TASK OBJECTIVE:
Give the number of lines that contain the string "this", and nothing else.

[A block of data]
════════════════
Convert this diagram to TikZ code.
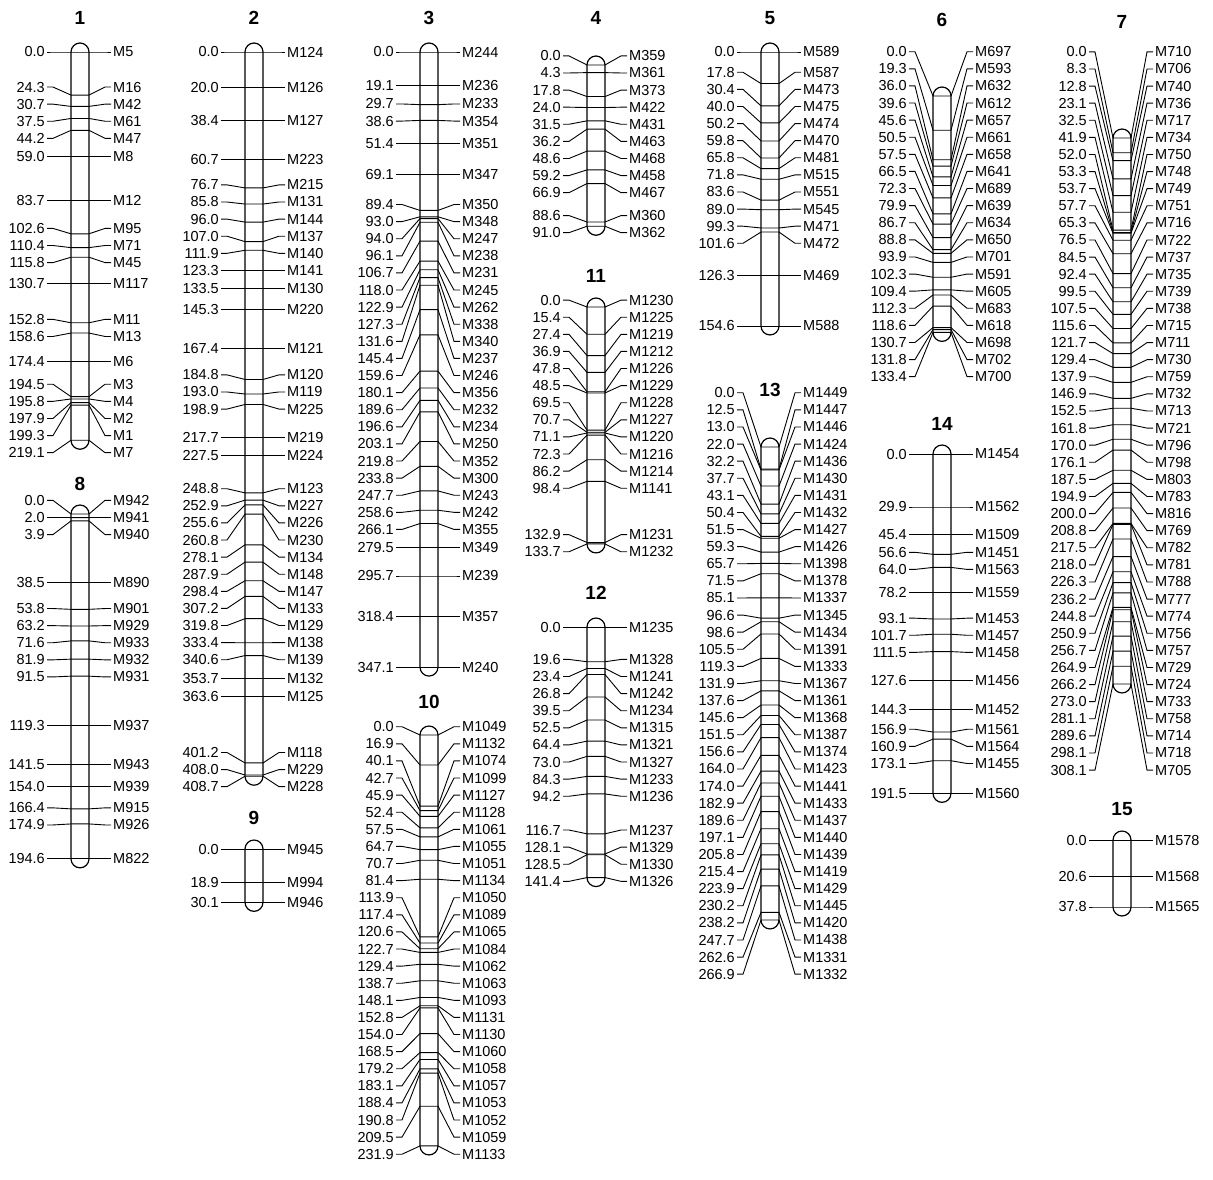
\documentclass[tikz,border=0pt]{standalone}
\usepackage{fontspec}
\setmainfont{Liberation Sans}

\newcount\lgn
\newcount\lgm
\def\lgpitch{17.1}
\def\lgscale{1.772}

\tikzset{
  chrom/.style={line width=1.2pt, rounded corners=9pt},
  conn/.style={line width=0.9pt},
  numlab/.style={inner sep=0pt, font=\fontsize{14.5}{16}\selectfont},
  mklab/.style={inner sep=0pt, font=\fontsize{14.5}{16}\selectfont},
  lgtitle/.style={inner sep=0pt, font=\fontsize{19}{21}\selectfont\bfseries},
}

% centre and size of label cluster #1
\def\lgcentre#1{%
  \edef\lga{\csname lg@cf@#1\endcsname}%
  \edef\lgb{\csname lg@cl@#1\endcsname}%
  \pgfmathsetmacro\lgc{(\csname lg@t@\lga\endcsname+\csname lg@t@\lgb\endcsname)/2}%
  \pgfmathtruncatemacro\lgk{\lgb-\lga}}

% overlap of the labels of clusters #1 and #1+1
\def\lgover#1{%
  \lgcentre{#1}\let\lgca\lgc\let\lgka\lgk
  \lgcentre{\the\numexpr#1+1\relax}%
  \pgfmathsetmacro\lgd{\lgca+\lgka*\lgpitch/2+\lgpitch-\lgc+\lgk*\lgpitch/2}}

% join cluster #1 with the next one
\def\lgjoin#1{%
  \edef\lgji{#1}%
  \edef\lgjk{\the\numexpr#1+1\relax}%
  \expandafter\xdef\csname lg@cl@\lgji\endcsname{\csname lg@cl@\lgjk\endcsname}%
  \ifnum\lgjk<\lgm
    \edef\lgje{\the\numexpr\lgm-1\relax}%
    \foreach \lgq in {\lgjk,...,\lgje}{%
      \edef\lgqq{\the\numexpr\lgq+1\relax}%
      \expandafter\xdef\csname lg@cf@\lgq\endcsname{\csname lg@cf@\lgqq\endcsname}%
      \expandafter\xdef\csname lg@cl@\lgq\endcsname{\csname lg@cl@\lgqq\endcsname}}%
  \fi
  \global\advance\lgm by -1\relax}

% merge the most overlapping pair until no labels overlap
\def\lgsettle{%
  \gdef\lgbest{0.01}\gdef\lgbk{0}%
  \ifnum\lgm>1
    \edef\lgmm{\the\numexpr\lgm-1\relax}%
    \foreach \lgq in {1,...,\lgmm}{%
      \lgover{\lgq}%
      \ifdim\lgd pt>\lgbest pt \xdef\lgbest{\lgd}\xdef\lgbk{\lgq}\fi}%
  \fi
  \ifnum\lgbk>0
    \lgjoin{\lgbk}%
    \expandafter\lgsettle
  \fi}

% #1 group, #2 x of bar, #3 y of 0 cM, #4 y of title, #5 cM/marker list
\newcommand\linkgroup[5]{%
  \global\lgn=0\relax
  \foreach \lgpos/\lgname in {#5}{%
    \global\advance\lgn by 1
    \pgfmathsetmacro\lgt{#3+\lgpos*\lgscale}%
    \expandafter\xdef\csname lg@t@\the\lgn\endcsname{\lgt}%
    \expandafter\xdef\csname lg@p@\the\lgn\endcsname{\lgpos}%
    \expandafter\xdef\csname lg@n@\the\lgn\endcsname{\lgname}%
    \expandafter\xdef\csname lg@cf@\the\lgn\endcsname{\the\lgn}%
    \expandafter\xdef\csname lg@cl@\the\lgn\endcsname{\the\lgn}}%
  \global\lgm=\lgn
  \lgsettle
  \pgfmathsetmacro\lgtop{#3-9}%
  \pgfmathsetmacro\lgbot{\csname lg@t@\the\lgn\endcsname+9}%
  \draw[chrom] (#2-9,\lgtop) rectangle (#2+9,\lgbot);
  \node[lgtitle] (title-#1) at (#2,#4) {#1};
  \edef\lgmm{\the\lgm}%
  \foreach \k in {1,...,\lgmm}{%
    \lgcentre{\k}%
    \foreach \j in {\lga,...,\lgb}{%
      \pgfmathsetmacro\lgy{\lgc+(\j-\lga-\lgk/2)*\lgpitch}%
      \edef\lgtk{\csname lg@t@\j\endcsname}%
      \node[numlab, anchor=east] (num-#1-\j) at (#2-35,\lgy) {\csname lg@p@\j\endcsname};
      \node[mklab, anchor=west] (mk-#1-\j) at (#2+33,\lgy) {\csname lg@n@\j\endcsname};
      \draw[conn] ([xshift=2]num-#1-\j.east) -- ++(6,0) -- (#2-9,\lgtk)
        -- (#2+9,\lgtk) -- ([xshift=-8]mk-#1-\j.west) -- ([xshift=-2]mk-#1-\j.west);
    }}}

\begin{document}
\begin{tikzpicture}[x=1pt, y=-1pt]
  \useasboundingbox (0,0) rectangle (1213,1179);

  \linkgroup{1}{80}{52}{18}{0.0/M5, 24.3/M16, 30.7/M42, 37.5/M61, 44.2/M47,
    59.0/M8, 83.7/M12, 102.6/M95, 110.4/M71, 115.8/M45, 130.7/M117,
    152.8/M11, 158.6/M13, 174.4/M6, 194.5/M3, 195.8/M4, 197.9/M2,
    199.3/M1, 219.1/M7}
  \linkgroup{8}{80}{514}{484}{0.0/M942, 2.0/M941, 3.9/M940, 38.5/M890,
    53.8/M901, 63.2/M929, 71.6/M933, 81.9/M932, 91.5/M931, 119.3/M937,
    141.5/M943, 154.0/M939, 166.4/M915, 174.9/M926, 194.6/M822}

  \linkgroup{2}{254}{52}{18}{0.0/M124, 20.0/M126, 38.4/M127, 60.7/M223,
    76.7/M215, 85.8/M131, 96.0/M144, 107.0/M137, 111.9/M140, 123.3/M141,
    133.5/M130, 145.3/M220, 167.4/M121, 184.8/M120, 193.0/M119,
    198.9/M225, 217.7/M219, 227.5/M224, 248.8/M123, 252.9/M227,
    255.6/M226, 260.8/M230, 278.1/M134, 287.9/M148, 298.4/M147,
    307.2/M133, 319.8/M129, 333.4/M138, 340.6/M139, 353.7/M132,
    363.6/M125, 401.2/M118, 408.0/M229, 408.7/M228}
  \linkgroup{9}{254}{849}{818}{0.0/M945, 18.9/M994, 30.1/M946}

  \linkgroup{3}{429}{52}{18}{0.0/M244, 19.1/M236, 29.7/M233, 38.6/M354,
    51.4/M351, 69.1/M347, 89.4/M350, 93.0/M348, 94.0/M247, 96.1/M238,
    106.7/M231, 118.0/M245, 122.9/M262, 127.3/M338, 131.6/M340,
    145.4/M237, 159.6/M246, 180.1/M356, 189.6/M232, 196.6/M234,
    203.1/M250, 219.8/M352, 233.8/M300, 247.7/M243, 258.6/M242,
    266.1/M355, 279.5/M349, 295.7/M239, 318.4/M357, 347.1/M240}
  \linkgroup{10}{429}{735}{702}{0.0/M1049, 16.9/M1132, 40.1/M1074,
    42.7/M1099, 45.9/M1127, 52.4/M1128, 57.5/M1061, 64.7/M1055,
    70.7/M1051, 81.4/M1134, 113.9/M1050, 117.4/M1089, 120.6/M1065,
    122.7/M1084, 129.4/M1062, 138.7/M1063, 148.1/M1093, 152.8/M1131,
    154.0/M1130, 168.5/M1060, 179.2/M1058, 183.1/M1057, 188.4/M1053,
    190.8/M1052, 209.5/M1059, 231.9/M1133}

  \linkgroup{4}{596}{65}{18}{0.0/M359, 4.3/M361, 17.8/M373, 24.0/M422,
    31.5/M431, 36.2/M463, 48.6/M468, 59.2/M458, 66.9/M467, 88.6/M360,
    91.0/M362}
  \linkgroup{11}{596}{307}{276}{0.0/M1230, 15.4/M1225, 27.4/M1219,
    36.9/M1212, 47.8/M1226, 48.5/M1229, 69.5/M1228, 70.7/M1227,
    71.1/M1220, 72.3/M1216, 86.2/M1214, 98.4/M1141, 132.9/M1231,
    133.7/M1232}
  \linkgroup{12}{596}{627}{593}{0.0/M1235, 19.6/M1328, 23.4/M1241,
    26.8/M1242, 39.5/M1234, 52.5/M1315, 64.4/M1321, 73.0/M1327,
    84.3/M1233, 94.2/M1236, 116.7/M1237, 128.1/M1329, 128.5/M1330,
    141.4/M1326}

  \linkgroup{5}{770}{52}{18}{0.0/M589, 17.8/M587, 30.4/M473, 40.0/M475,
    50.2/M474, 59.8/M470, 65.8/M481, 71.8/M515, 83.6/M551, 89.0/M545,
    99.3/M471, 101.6/M472, 126.3/M469, 154.6/M588}
  \linkgroup{13}{770}{447}{390}{0.0/M1449, 12.5/M1447, 13.0/M1446,
    22.0/M1424, 32.2/M1436, 37.7/M1430, 43.1/M1431, 50.4/M1432,
    51.5/M1427, 59.3/M1426, 65.7/M1398, 71.5/M1378, 85.1/M1337,
    96.6/M1345, 98.6/M1434, 105.5/M1391, 119.3/M1333, 131.9/M1367,
    137.6/M1361, 145.6/M1368, 151.5/M1387, 156.6/M1374, 164.0/M1423,
    174.0/M1441, 182.9/M1433, 189.6/M1437, 197.1/M1440, 205.8/M1439,
    215.4/M1419, 223.9/M1429, 230.2/M1445, 238.2/M1420, 247.7/M1438,
    262.6/M1331, 266.9/M1332}

  \linkgroup{6}{942}{96}{20}{0.0/M697, 19.3/M593, 36.0/M632, 39.6/M612,
    45.6/M657, 50.5/M661, 57.5/M658, 66.5/M641, 72.3/M689, 79.9/M639,
    86.7/M634, 88.8/M650, 93.9/M701, 102.3/M591, 109.4/M605, 112.3/M683,
    118.6/M618, 130.7/M698, 131.8/M702, 133.4/M700}
  \linkgroup{14}{942}{454}{424}{0.0/M1454, 29.9/M1562, 45.4/M1509,
    56.6/M1451, 64.0/M1563, 78.2/M1559, 93.1/M1453, 101.7/M1457,
    111.5/M1458, 127.6/M1456, 144.3/M1452, 156.9/M1561, 160.9/M1564,
    173.1/M1455, 191.5/M1560}

  \linkgroup{7}{1122}{138}{22}{0.0/M710, 8.3/M706, 12.8/M740, 23.1/M736,
    32.5/M717, 41.9/M734, 52.0/M750, 53.3/M748, 53.7/M749, 57.7/M751,
    65.3/M716, 76.5/M722, 84.5/M737, 92.4/M735, 99.5/M739, 107.5/M738,
    115.6/M715, 121.7/M711, 129.4/M730, 137.9/M759, 146.9/M732,
    152.5/M713, 161.8/M721, 170.0/M796, 176.1/M798, 187.5/M803,
    194.9/M783, 200.0/M816, 208.8/M769, 217.5/M782, 218.0/M781,
    226.3/M788, 236.2/M777, 244.8/M774, 250.9/M756, 256.7/M757,
    264.9/M729, 266.2/M724, 273.0/M733, 281.1/M758, 289.6/M714,
    298.1/M718, 308.1/M705}
  \linkgroup{15}{1122}{840}{809}{0.0/M1578, 20.6/M1568, 37.8/M1565}
\end{tikzpicture}
\end{document}
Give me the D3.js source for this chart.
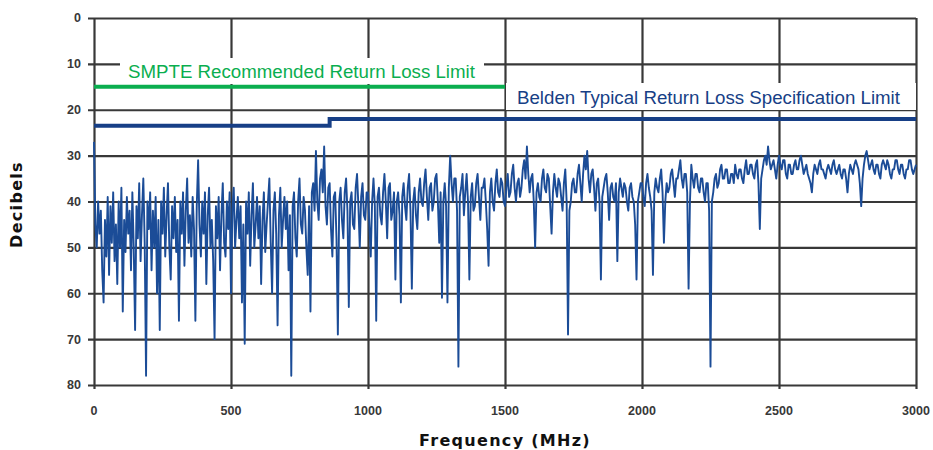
<!DOCTYPE html>
<html lang="en">
    <head>
        <meta charset="utf-8">
        <title>Return Loss</title>
        <script src="https://d3js.org/d3.v7.min.js"></script>
        <style type="text/css">
            body { margin: 0; background: #fff; }

            .grid line {
                stroke: #383838;
                stroke-width: 2.2px;
            }
            .grid path { display: none; }

            .tick-label {
                font-family: "Liberation Sans", Arial, sans-serif;
                font-size: 12.5px;
                font-weight: bold;
                fill: #383838;
            }

            .axis-title {
                font-family: "DejaVu Sans", Verdana, sans-serif;
                font-size: 16px;
                font-weight: bold;
                letter-spacing: 1.3px;
                fill: #111;
            }

            .trace {
                fill: none;
                stroke: #1b4c97;
                stroke-width: 1.9px;
                stroke-linejoin: round;
            }

            .limit-label {
                font-family: "Liberation Sans", Arial, sans-serif;
                font-size: 18.7px;
            }
        </style>
    </head>
    <body>
        <script type="text/javascript">

            const w = 933;
            const h = 450;
            const margin = {top: 18, right: 17, bottom: 65, left: 94};

            // measured return loss (dB), one reading every 5 MHz from 0 to 3000 MHz
            const freqStep = 5;
            const returnLoss = [
                27, 45, 50, 40, 47, 42, 55, 62, 44, 52, 39, 56, 41, 49, 38, 53, 45, 58, 40, 50,
                37, 64, 44, 51, 39, 47, 42, 55, 38, 50, 68, 41, 48, 36, 53, 43, 35, 49, 78, 40,
                46, 38, 55, 42, 50, 39, 60, 44, 68, 40, 47, 37, 52, 43, 36, 50, 57, 41, 48, 39,
                51, 44, 66, 40, 47, 38, 54, 42, 35, 49, 43, 52, 39, 46, 66, 41, 31, 45, 52, 40,
                47, 38, 58, 43, 37, 50, 44, 53, 70, 41, 48, 39, 55, 43, 36, 49, 52, 40, 46, 38,
                60, 42, 37, 50, 44, 39, 48, 41, 62, 45, 71, 40, 47, 38, 54, 43, 36, 50, 45, 39,
                48, 41, 58, 44, 38, 51, 45, 40, 35, 49, 60, 42, 38, 47, 67, 43, 37, 50, 44, 39,
                46, 40, 55, 43, 78, 41, 38, 48, 52, 40, 35, 45, 47, 39, 42, 50, 56, 41, 64, 38,
                36, 42, 29, 40, 44, 35, 33, 38, 28, 41, 45, 37, 36, 46, 52, 39, 38, 48, 69, 40,
                37, 44, 48, 38, 35, 42, 63, 40, 38, 45, 46, 37, 34, 41, 50, 39, 36, 43, 44, 38,
                38, 45, 52, 40, 35, 41, 66, 39, 37, 43, 45, 38, 34, 40, 48, 37, 36, 44, 42, 38,
                57, 40, 38, 43, 62, 39, 36, 41, 44, 37, 34, 42, 59, 40, 37, 43, 46, 38, 35, 40,
                41, 36, 33, 39, 44, 37, 36, 42, 40, 35, 34, 40, 49, 38, 61, 40, 36, 41, 62, 37,
                30, 36, 40, 35, 35, 42, 76, 39, 37, 34, 43, 38, 34, 40, 57, 39, 36, 42, 41, 36,
                34, 39, 44, 37, 37, 35, 40, 46, 54, 38, 35, 40, 42, 36, 33, 38, 39, 35, 36, 40,
                41, 37, 34, 39, 38, 34, 32, 37, 40, 36, 35, 39, 37, 33, 31, 35, 28, 34, 38, 35,
                34, 40, 50, 38, 36, 39, 40, 35, 33, 37, 38, 34, 35, 41, 47, 38, 34, 37, 39, 35,
                36, 39, 42, 36, 33, 40, 69, 42, 40, 36, 35, 38, 38, 34, 32, 36, 40, 34, 30, 33,
                29, 35, 38, 34, 33, 37, 42, 36, 35, 40, 57, 39, 37, 35, 34, 38, 44, 37, 36, 39,
                40, 36, 53, 38, 35, 37, 39, 36, 37, 40, 42, 37, 36, 39, 40, 45, 57, 40, 38, 36,
                36, 39, 41, 36, 34, 37, 39, 42, 56, 38, 35, 37, 38, 35, 33, 38, 49, 40, 36, 38,
                37, 34, 33, 36, 39, 35, 35, 33, 31, 35, 37, 34, 34, 38, 59, 40, 32, 35, 37, 34,
                34, 37, 38, 35, 35, 38, 40, 36, 36, 42, 76, 40, 38, 35, 34, 37, 36, 33, 32, 35,
                35, 33, 33, 36, 36, 34, 34, 36, 32, 34, 35, 33, 33, 35, 36, 33, 31, 34, 34, 32,
                32, 34, 35, 32, 31, 36, 46, 35, 33, 31, 30, 32, 28, 31, 33, 32, 31, 33, 35, 32,
                30, 32, 33, 31, 31, 34, 35, 32, 32, 34, 34, 32, 31, 33, 33, 31, 30, 32, 34, 33,
                32, 34, 35, 36, 38, 34, 32, 33, 34, 32, 31, 33, 33, 34, 35, 33, 32, 33, 34, 32,
                31, 33, 34, 33, 32, 34, 35, 33, 33, 35, 38, 34, 32, 33, 34, 32, 31, 32, 33, 36,
                41, 35, 32, 30, 29, 31, 33, 32, 31, 33, 34, 32, 32, 34, 35, 32, 31, 32, 33, 31,
                32, 34, 35, 33, 33, 31, 31, 33, 34, 32, 32, 34, 35, 33, 33, 31, 31, 33, 34, 33,
                32
            ];

            // limit lines as [start MHz, end MHz, dB] segments
            const smpteLimit = [[0, 1500, 15]];
            const beldenLimit = [[0, 860, 23.5], [860, 3000, 22]];

            const xTicks = [0, 500, 1000, 1500, 2000, 2500, 3000];
            const yTicks = [0, 10, 20, 30, 40, 50, 60, 70, 80];

            const xScale = d3.scaleLinear().domain([0, 3000]).range([margin.left, w - margin.right]);
            const yScale = d3.scaleLinear().domain([0, 80]).range([margin.top, h - margin.bottom]);

            const svg = d3.select("body").append("svg").attr("width", w).attr("height", h);

            // grid lines, with short ticks sticking out left and below
            svg.append("g")
                .attr("class", "grid")
                .attr("transform", "translate(0," + (h - margin.bottom) + ")")
                .call(d3.axisBottom(xScale).tickValues(xTicks)
                    .tickSize(-(h - margin.top - margin.bottom + 4)).tickSizeOuter(0).tickFormat(""))
                .selectAll("line").attr("transform", "translate(0,4)");

            svg.append("g")
                .attr("class", "grid")
                .attr("transform", "translate(" + margin.left + ",0)")
                .call(d3.axisLeft(yScale).tickValues(yTicks)
                    .tickSize(-(w - margin.left - margin.right + 6)).tickSizeOuter(0).tickFormat(""))
                .selectAll("line").attr("transform", "translate(-6,0)");

            svg.append("g").selectAll("text")
                .data(yTicks)
                .enter().append("text")
                .attr("class", "tick-label")
                .attr("x", margin.left - 13)
                .attr("y", d => yScale(d))
                .attr("dy", "0.35em")
                .style("text-anchor", "end")
                .text(d => d);

            svg.append("g").selectAll("text")
                .data(xTicks)
                .enter().append("text")
                .attr("class", "tick-label")
                .attr("x", d => xScale(d))
                .attr("y", h - margin.bottom + 30)
                .style("text-anchor", "middle")
                .text(d => d);

            // measured trace
            const line = d3.line()
                .x((d, i) => xScale(i * freqStep))
                .y(d => yScale(d));

            svg.append("path")
                .attr("class", "trace")
                .attr("d", line(returnLoss));

            // limit lines
            const limitPath = segs => {
                const pts = [];
                segs.forEach(s => { pts.push([s[0], s[2]]); pts.push([s[1], s[2]]); });
                return d3.line().x(d => xScale(d[0])).y(d => yScale(d[1]))(pts);
            };

            svg.append("path")
                .attr("d", limitPath(beldenLimit))
                .attr("fill", "none")
                .attr("stroke", "#173f86")
                .attr("stroke-width", 4);

            svg.append("path")
                .attr("d", limitPath(smpteLimit))
                .attr("fill", "none")
                .attr("stroke", "#0aae4f")
                .attr("stroke-width", 4);

            // labels on white boxes
            svg.append("rect")
                .attr("x", 120).attr("y", 58).attr("width", 364).attr("height", 26)
                .attr("fill", "#fff");
            svg.append("text")
                .attr("class", "limit-label")
                .attr("x", 128).attr("y", 78)
                .attr("fill", "#0aae4f")
                .text("SMPTE Recommended Return Loss Limit");

            svg.append("rect")
                .attr("x", 506).attr("y", 83).attr("width", 410).attr("height", 27)
                .attr("fill", "#fff");
            svg.append("text")
                .attr("class", "limit-label")
                .attr("x", 517).attr("y", 104)
                .attr("fill", "#173f86")
                .text("Belden Typical Return Loss Specification Limit");

            // axis titles
            svg.append("text")
                .attr("class", "axis-title")
                .attr("transform", "translate(22," + ((margin.top + h - margin.bottom) / 2 + 3) + ") rotate(-90)")
                .style("text-anchor", "middle")
                .text("Decibels");

            svg.append("text")
                .attr("class", "axis-title")
                .attr("x", (margin.left + w - margin.right) / 2)
                .attr("y", 446)
                .style("text-anchor", "middle")
                .text("Frequency (MHz)");
        </script>
    </body>
</html>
════════════════
SOLUTION:
2